Voilà pour la politique consistant à agrandir le périmètre du groupe par l’endettement et la vampirisation d’entreprises prospères comme le groupe Midi Libre et les publications la Vie catholique au profit d’un Monde en déficit chronique. Ce qui fait dire à quelques esprits moqueurs que Minc et Colombani ont suivi le modèle des révolutionnaires de 1789 en s’emparant des biens du clergé pour les transformer en assignats…
Les errements rédactionnels sont cloués au pilori sans ménagements : « Sans remonter trop loin, Le Monde des années 1980 fut sévèrement sanctionné par ses lecteurs pour son soutien inconditionnel au gouvernement et aux idées de l’Union de la gauche. Le fort penchant du Monde en faveur d’Edouard Balladur en 1995 lui fut très préjudiciable. Comme ses écrits exagérément favorables à Nicolas Sarkozy au mitan des années 2000, avant de prendre position pour Ségolène Royal.
Un journal qui s’était un temps donné pour mission de faire trembler le CAC 40, qui a parfois abusivement entretenu la suspicion envers les pouvoirs politique et économique, ne pouvait qu’en payer le prix. Que de leçons données! Que de personnalités injustement malmenées, semoncées voire jugées dans nos colonnes! L’erreur fut souvent de prendre nos excès pour l’expression de l’indépendance, quand ils n’étaient qu’insignifiance.
»

En la matière, Fottorino aurait pu remonter plus loin dans le temps et rappeler au bon souvenir du dernier carré des fidèles du Monde que ce journal, du temps de sa splendeur, entretenait à Pékin un correspondant professant un maoïsme délirant le poussant à se faire le chantre enthousiaste de la Grande révolution culturelle prolétarienne… Il aurait pu également rappeler, que dans leur grande mansuétude, les dirigeants du Monde ont passé l’éponge sur des manquements à l’éthique et des fautes professionnelles graves commises par des journalistes promis ensuite à un bel avenir[1 Je ne donne pas de noms, car il y a prescription]. Ceux-là n’auraient pas tenu plus d’une heure après la découverte de leurs méfaits dans un quotidien équivalent aux Etats-Unis.

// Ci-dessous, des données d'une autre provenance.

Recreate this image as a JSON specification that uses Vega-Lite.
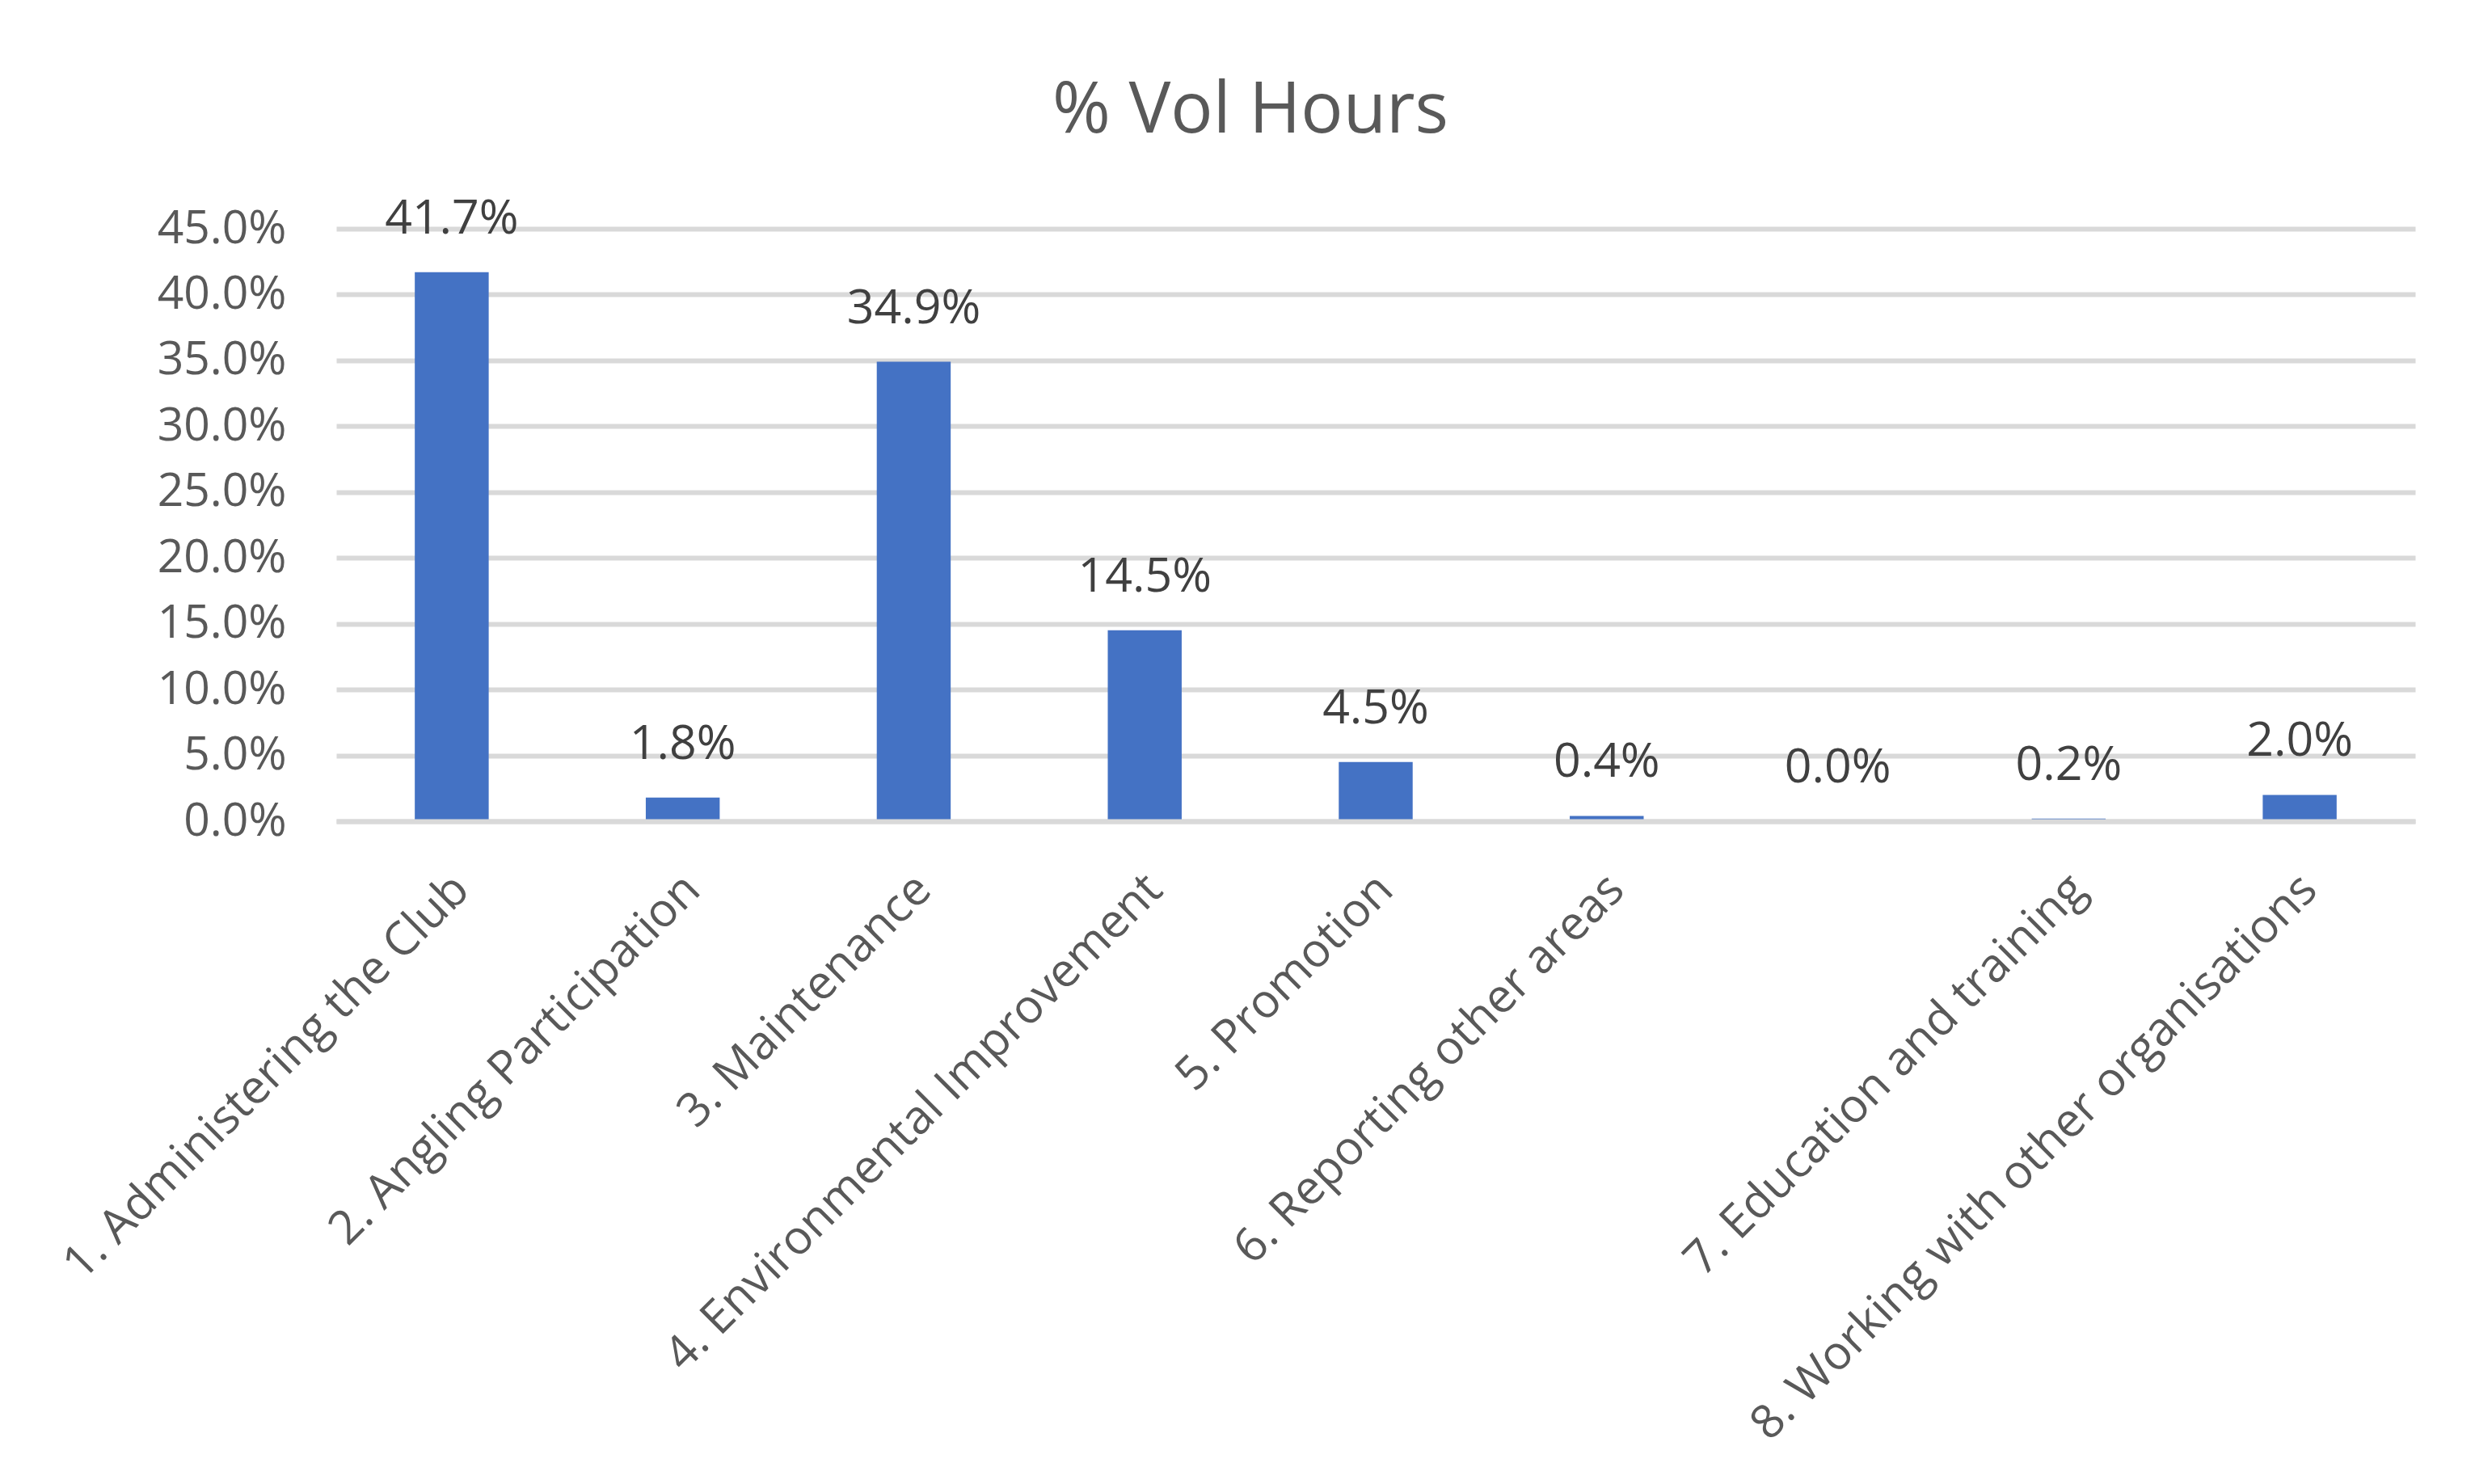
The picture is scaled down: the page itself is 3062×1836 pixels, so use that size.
{
  "$schema": "https://vega.github.io/schema/vega-lite/v6.json",
  "autosize": {"type": "none"},
  "width": 2572,
  "height": 733,
  "padding": {"left": 416, "top": 283, "right": 74, "bottom": 820},
  "background": "white",
  "title": {
    "text": "% Vol Hours",
    "font": "Open Sans",
    "fontSize": 87,
    "fontWeight": "normal",
    "color": "#595959",
    "anchor": "middle",
    "frame": "group",
    "dx": -155,
    "offset": 60
  },
  "data": {
    "values": [
      {"category": "1. Administering the Club", "share": 0.417},
      {"category": "2. Angling Participation", "share": 0.018},
      {"category": "3. Maintenance", "share": 0.349},
      {"category": "4. Environmental Improvement", "share": 0.145},
      {"category": "5. Promotion", "share": 0.045},
      {"category": "6. Reporting other areas", "share": 0.004},
      {"category": "", "share": 0.0},
      {"category": "7. Education and training", "share": 0.002},
      {"category": "8. Working with other organisations", "share": 0.02}
    ]
  },
  "encoding": {
    "x": {
      "field": "category",
      "type": "nominal",
      "sort": null,
      "scale": {"paddingInner": 0.68, "paddingOuter": 0.34},
      "axis": {
        "title": null,
        "zindex": 1,
        "labelAngle": -45,
        "labelAlign": "right",
        "labelBaseline": "top",
        "labelFont": "Open Sans",
        "labelFontSize": 58,
        "labelColor": "#595959",
        "labelPadding": 55,
        "labelOffset": -8,
        "labelLimit": 0,
        "ticks": false,
        "domainColor": "#d9d9d9",
        "domainWidth": 6,
        "grid": false
      }
    },
    "y": {
      "field": "share",
      "type": "quantitative",
      "scale": {"domain": [0, 0.45], "nice": false},
      "axis": {
        "title": null,
        "values": [0, 0.05, 0.1, 0.15, 0.2, 0.25, 0.3, 0.35, 0.4, 0.45],
        "format": ".1%",
        "labelFont": "Open Sans",
        "labelFontSize": 57,
        "labelColor": "#595959",
        "labelPadding": 62,
        "ticks": false,
        "domain": false,
        "grid": true,
        "gridColor": "#d9d9d9",
        "gridWidth": 6
      }
    }
  },
  "layer": [
    {"mark": {"type": "bar", "color": "#4472C4"}},
    {
      "mark": {
        "type": "text",
        "font": "Open Sans",
        "fontSize": 59,
        "color": "#404040",
        "baseline": "alphabetic",
        "dy": -48
      },
      "encoding": {"text": {"field": "share", "type": "quantitative", "format": ".1%"}}
    }
  ],
  "config": {"view": {"stroke": null}}
}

Un mea culpa sur la poitrine des autres

Oui, Fottorino a raison, et ce ne sont pas les cris d’orfraie poussés par Jean-Marie Colombani sur le site de L’Express pour fustiger «l’indignité» de son successeur qui pourront effacer ces vérités de fait. Par ailleurs entendre Colombani parler de «combinazione» pour évoquer les circonstances de son éviction de la direction du Monde en 2007 peut prêter à sourire, voire à la franche rigolade quand on connaît ses manœuvres, exposées et dénoncées par son ex-spadassin Alain Rollat[2. Alain Rollat « Ma part du Monde. Vingt-cinq ans de liberté d’expression » Les éditions de Paris] pour torpiller l’élection de Daniel Vernet à la direction du journal, et dynamiter le fauteuil de son prédécesseur Jacques Lesourne… En la matière, Jean Marie Colombani sera audible le jour où il aura rendu public le montant de ses indemnités de départ et celui de la soulte qu’il a exigée, par intermédiaire d’avocats, lors de la revente du groupe Midi Libre…

Mais il ne suffit pas d’avoir raison, encore faut-il être en position légitime pour que cette vérité soit admise par ceux à qui on prétend s’adresser, à plus forte raison quand ce mea culpa s’exerce principalement sur la poitrine des autres. Colombani, et les quelques 75 journalistes du Monde qui ont signé une lettre de protestation contre cet éditorial ont beau jeu de rappeler que pendant que se commettaient les forfaits économiques et journalistiques qu’il dénonce, Eric Fottorino n’avait pas manifesté de désaccords ouverts avec une direction l’ayant promu à des postes de responsabilité importants… Son refuge dans l’écriture de fiction, qui lui a valu quelques beaux succès littéraires, suffisait peut-être à calmer ses doutes et ses colères rentrées…

J’ai eu personnellement la chance de pouvoir quitter ce journal dont je désapprouvais les orientations dictées par Colombani et Plenel, car j’avais l’âge me permettant de partir dans de bonnes conditions. Je l’ai fait sans bruit, parce que j’avais contribué, de ma place, à la mise en œuvre de méthodes de travail contestables, ne serait-ce qu’en évitant de les dénoncer. D’autres se sont esquivés discrètement, gardant par devers eux leurs idées sur ce qu’était devenu leur Monde et ils ont eu raison.

Il existe un «roman d’entreprise», comme il existe un «roman national» qui sert de ciment entre les générations qui se succèdent. Il n’appartient pas à son dépositaire de jouer à l’historien déconstruisant les mythes du passé : à lui de faire l’Histoire, en en écrivant si possible une page honnête, sinon glorieuse, à d’autres de porter sur le passé du journal des jugements qui ne puissent être confondus avec des règlements de compte.